In response, the Supreme Court took a noteworthy step. By 1958, several seats on the court had turned over since the original ruling in Brown, and the justices wanted to send the message that all nine were still committed to the decision. To do so, for the first and only time in the court’s history, all nine justices in Cooper v. Aaron signed the decision as co-authors.
The opinion (which was primarily written by Justice William J. Brennan Jr.) contained a remarkable assertion of judicial power: Arkansas, and every other state and person in the country, was required to abide by the justices’ interpretation of the Constitution. “The federal judiciary is supreme in the exposition of the law of the Constitution,” the court stated, “and that principle has ever since been respected by this court and the country as a permanent and indispensable feature of our constitutional system.”
Since 1803, in the case of Marbury v. Madison, the Supreme Court has claimed the right to declare acts of Congress unconstitutional. “But Cooper was the first time that the court said that the Supreme Court and the federal judiciary ‘is supreme in the exposition of the law,’” Mr. Klarman said.
Cooper illustrates what’s at stake today. On April 10 the Supreme Court apparently unanimously ordered the Trump administration to “facilitate” the return of Mr. Abrego Garcia to the United States. The word “facilitate” is rather vague, and in this way analogous to the “deliberate speed” language in Brown II in 1955.
But the Trump officials responded to the decision more like the Little Rock judge who sought to expel the Black students: Just as he defied the decision in Brown, the Trump officials didn’t even pretend to “facilitate”; instead, as the federal district judge in the case found, they did “nothing” at all.
To be sure, there are important differences between the crises of 1958 and 2025. In the battle over Little Rock, the Supreme Court was acting in support of Mr. Eisenhower, who had sent troops to enforce the Brown decision; those defying the justices were recalcitrant state officials and a lower court judge.
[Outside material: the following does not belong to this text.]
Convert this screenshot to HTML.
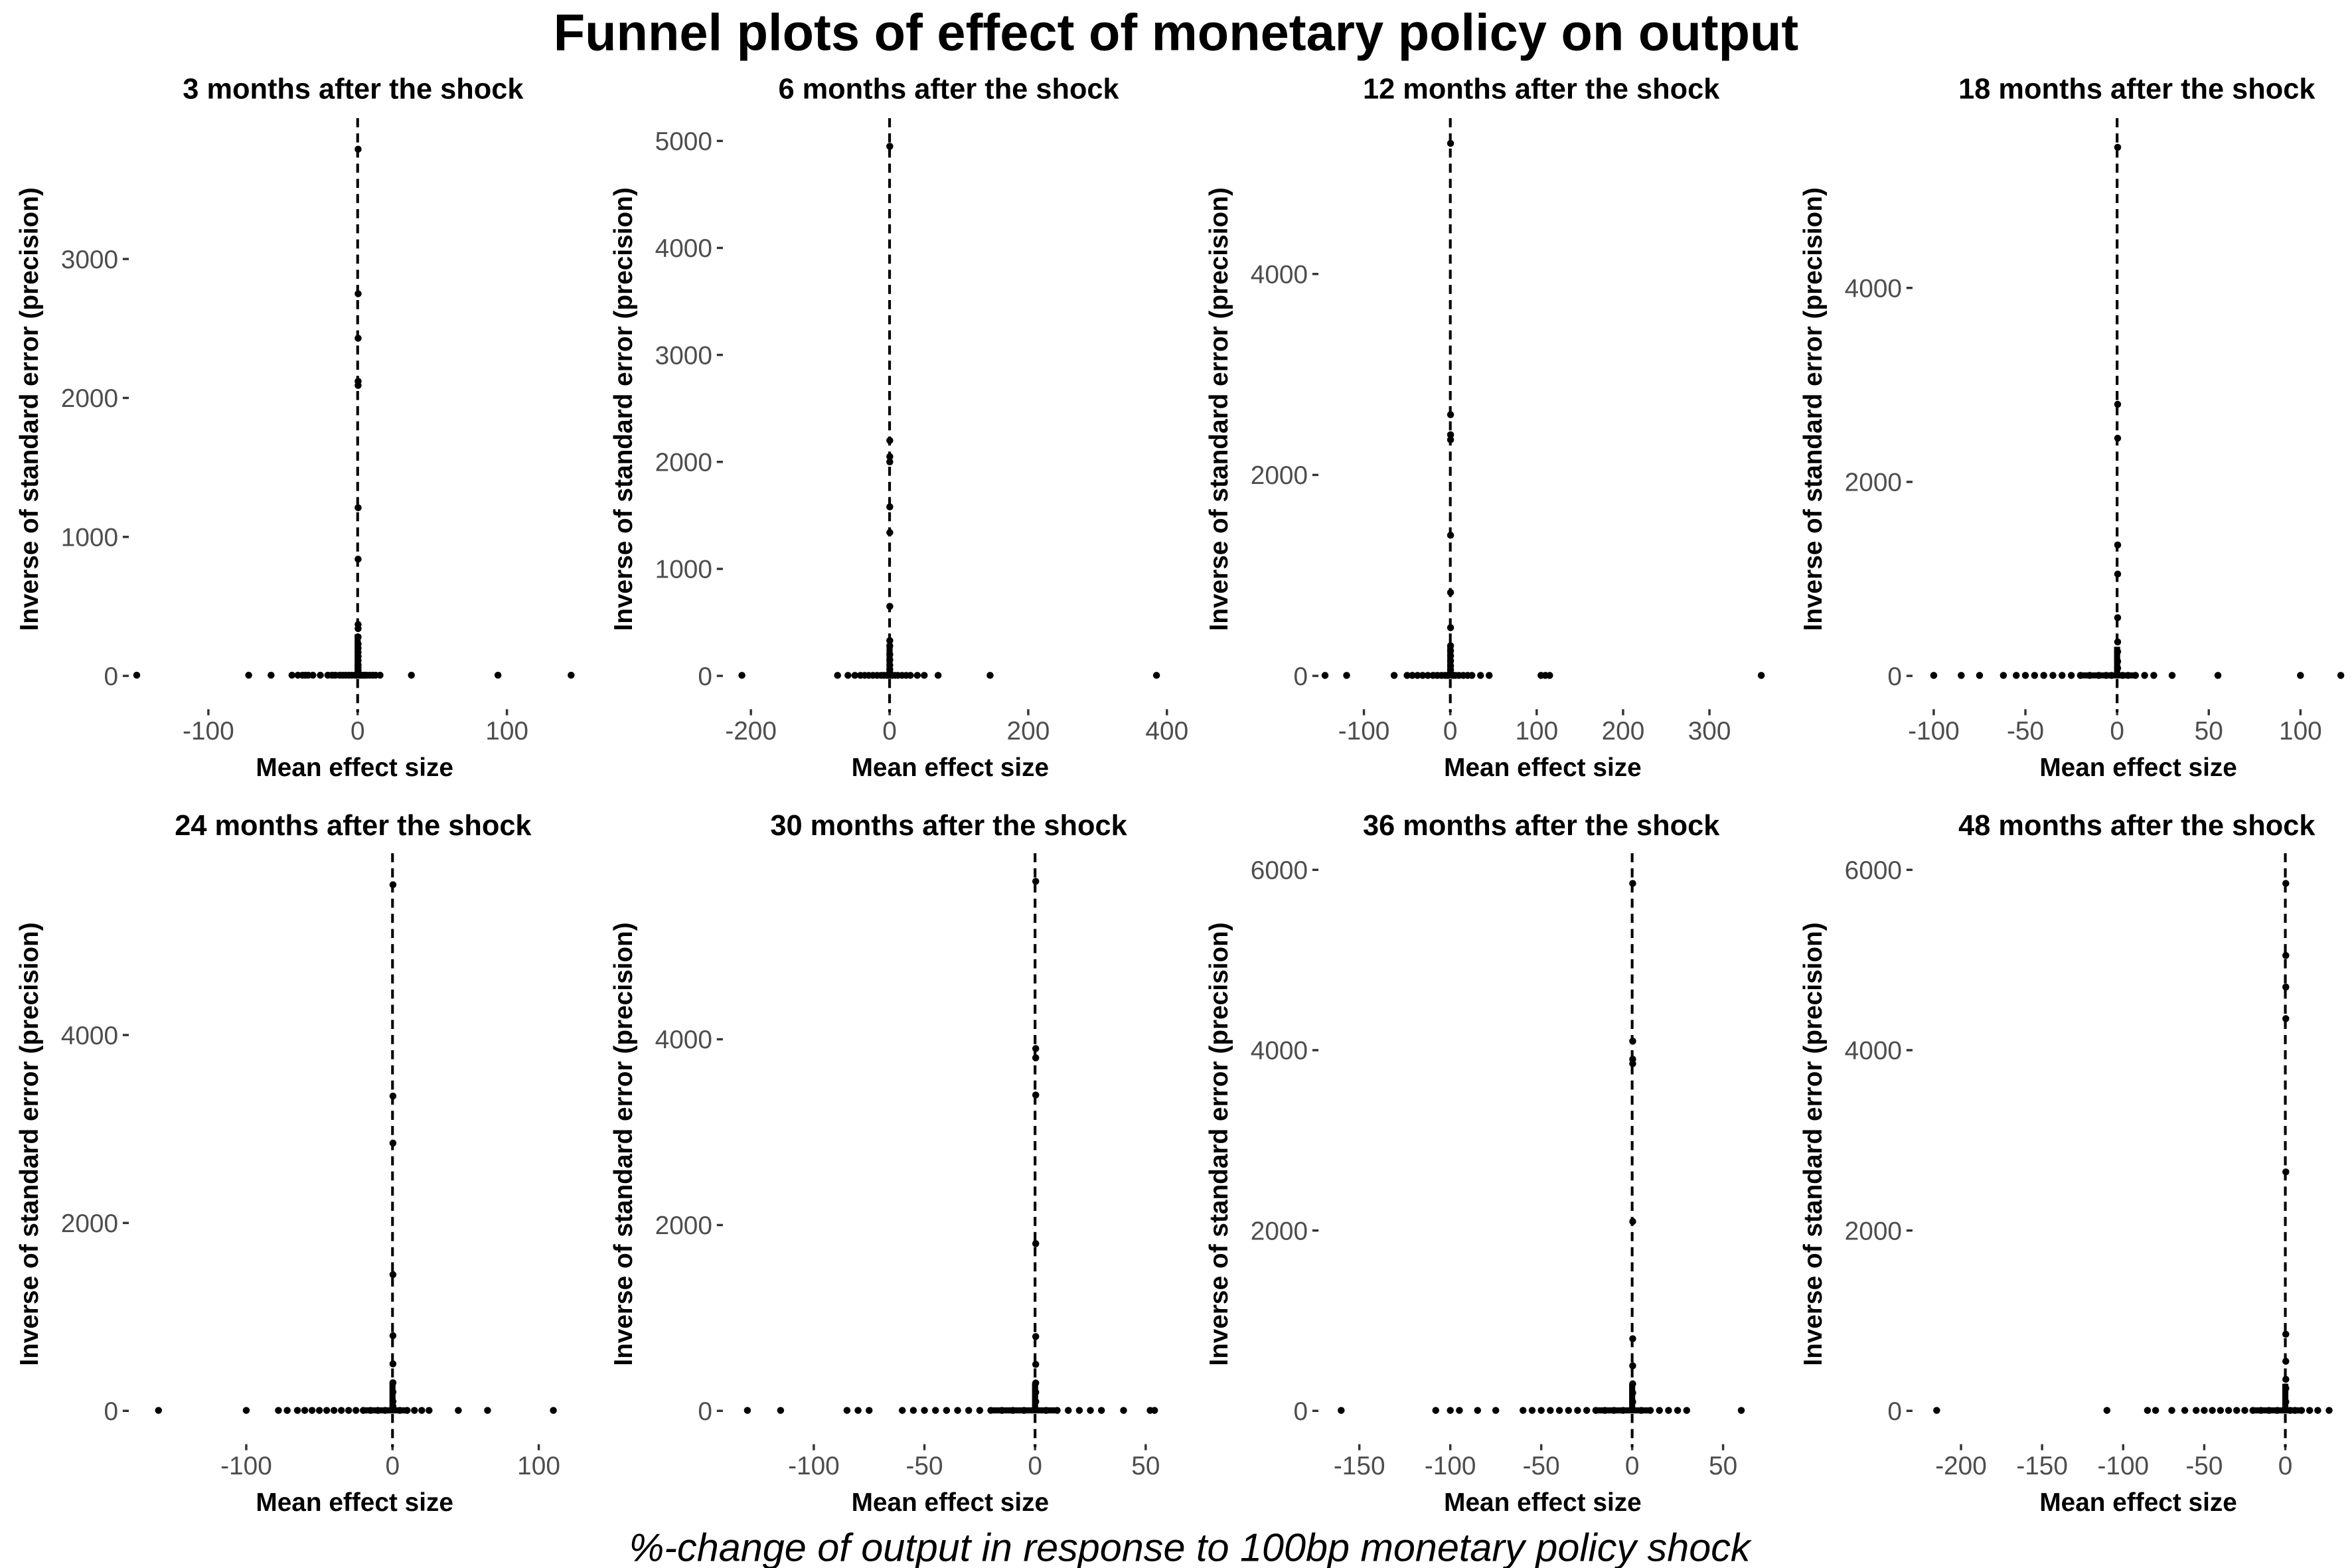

Now the court’s putative adversary is President Trump himself, which raises the constitutional stakes — and the risks, if there is a confrontation. Moreover, the Supreme Court is more politicized today than it was in the 1950s, when, as in Brown, Chief Justice Earl Warren succeeded in wangling unanimity, especially when it came to civil rights.
The aftermath of Cooper v. Aaron was hardly smooth. Rather than immediately honor the Supreme Court’s decision, Little Rock closed its public high schools altogether for a full year. But the city did eventually follow Brown, and the authority of the federal courts was vindicated.
Today, in a straight-up conflict with Mr. Trump, the votes of at least some of the court’s six Republican appointees, including three appointed by Mr. Trump, seem much more likely to take his side. The early morning ruling on Saturday was just preliminary, and the dissenting votes of Justices Samuel Alito and Clarence Thomas suggest that they, and perhaps some of their colleagues, will take Mr. Trump’s side, come what may.
The choice for the court is clear: Either the justices will reaffirm the holding of Cooper that the federal judiciary is “supreme in the exposition of the law of the Constitution” or they will cede that authority to Mr. Trump and his aides. Abdicating its role to the executive branch would not only demean the judicial function but also invite chaos, as the nation wonders, case by case, which branch of government has the last word.
To preserve their authority, as well as the rule of law, the justices must reclaim what their predecessors in 1958 knew to be the only honorable and lawful course. And when they do, it would be even better if all nine of them in 2025 also signed their names.